2. Par le choix de sujets privilégiés, la poésie a pour vocation de célébrer la beauté.

 Elle exprime la beauté exceptionnelle d’éléments de la nature (ex : Charles d’Orléans « le temps a laissé son manteau… »), ou encore des êtres et des sentiments (ex : le genre du blason et la tradition, continue des troubadours à nos jours, de la poésie d’amour, un âge d’or : la poésie pétrarquisante). Ce qui est perçu comme beau se distingue, se détache du reste du réel et la poésie accentue cette distinction. On voit qu’elle est orientée vers la beauté idéale et non vers le réalisme.

 elle exprime cette beauté par celle de son verbe, la création poétique est donc de plus productrice de choses belles, les poèmes.

 

3. La poésie sert et repose sur la beauté de la langue.

  La langue de la poésie non plus n’est pas réaliste, elle ne renvoie pas au langage parlé. Par ses nombreuses conventions (versification, prosodie, rime, cf. Hugo, « préface de Cromwell », sur la rime = « cette suprême grâce de notre poésie ») la poésie représente une forme supérieure de la langue (Mallarmé). Cela se joue aussi au niveau du lexique (choix de terme rares, dans le Parnasse notamment, abondance des périphrases dans la poésie du XVIIe s…). Ainsi, outre les thèmes choisis, la poésie célèbre aussi la beauté de la langue. Elle peut même pour ainsi dire créer, inaugurer des langues nouvelles (Dante et sa Divine Comédie pour l’italien, Rimbaud et son projet de renouvellement du langage). La poésie incarne ainsi une langue modèle, la langue au plus haut de gré de sa beauté.

 La poésie s’attache donc a des objets du monde admirables par leur beauté, elle les sublime et les rend en quelque sorte immortels par une langue qui se distingue (de la langue parlée comme de la prose). Ainsi, à la fois dans ses sujets de prédilection et dans son expression, la création poétique repose sur un geste d’extraction, de séparation et de distinction du commun.

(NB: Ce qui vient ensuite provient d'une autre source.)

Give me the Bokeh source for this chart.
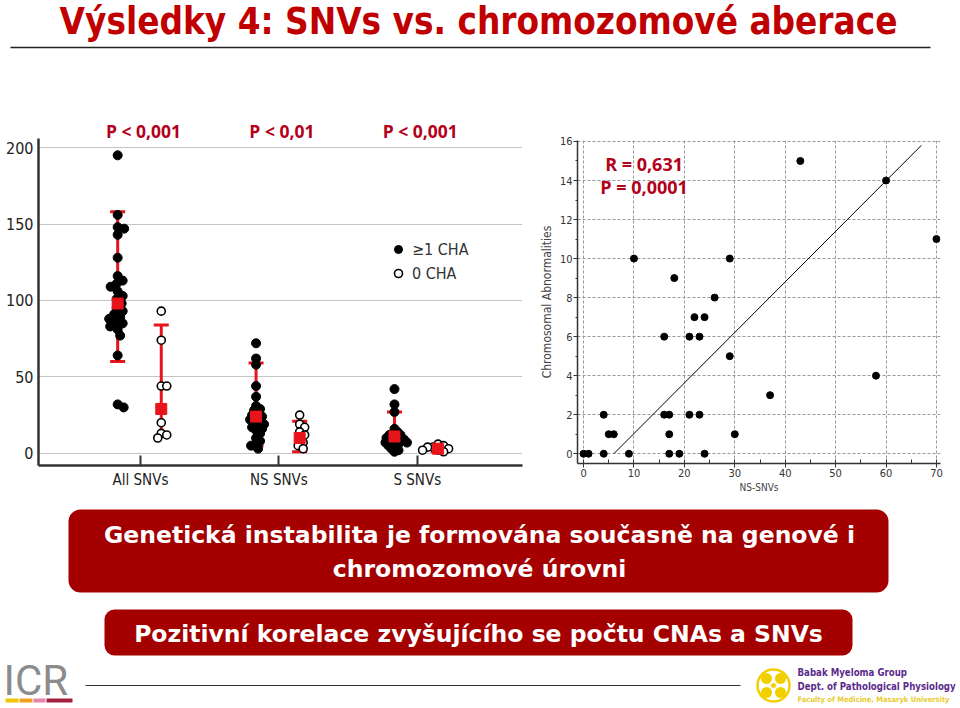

Ce geste d’extraction renvoie à la citation de Baudelaire.

 

II. La poésie est profondément attachée au réel parce qu’elle en est la sublimation.

  

1. Le comble de la poésie : « extraire la beauté du Mal »

  S’attacher à des objets communément considérés comme beaux peut apparaître comme une solution de facilité pour le poète, puisque la plus grande part de la beauté réside déjà dans les objets même, et non dans sa création. Ce dernier acquière donc une plus grande valeur lorsque le poète s’attache, par son travail de la langue, à consacrer en objet de contemplation esthétique cela même qui est unanimement considéré comme non-beau et même laid, abject, immonde. La gageure de B « d’extraire la beauté du Mal » (comme le principe même de la laideur) s’expose de la façon la plus marquante dans son poème « Une charogne ». L’auteur joue sur les contrastes par la comparaison poétique (la charogne est « comme une fleur ») et par l’oxymore « carcasse superbe ». Par le biais de la langue poétique (figure d’image, versification) la description du corps en décomposition se fait sublimation de l’immonde.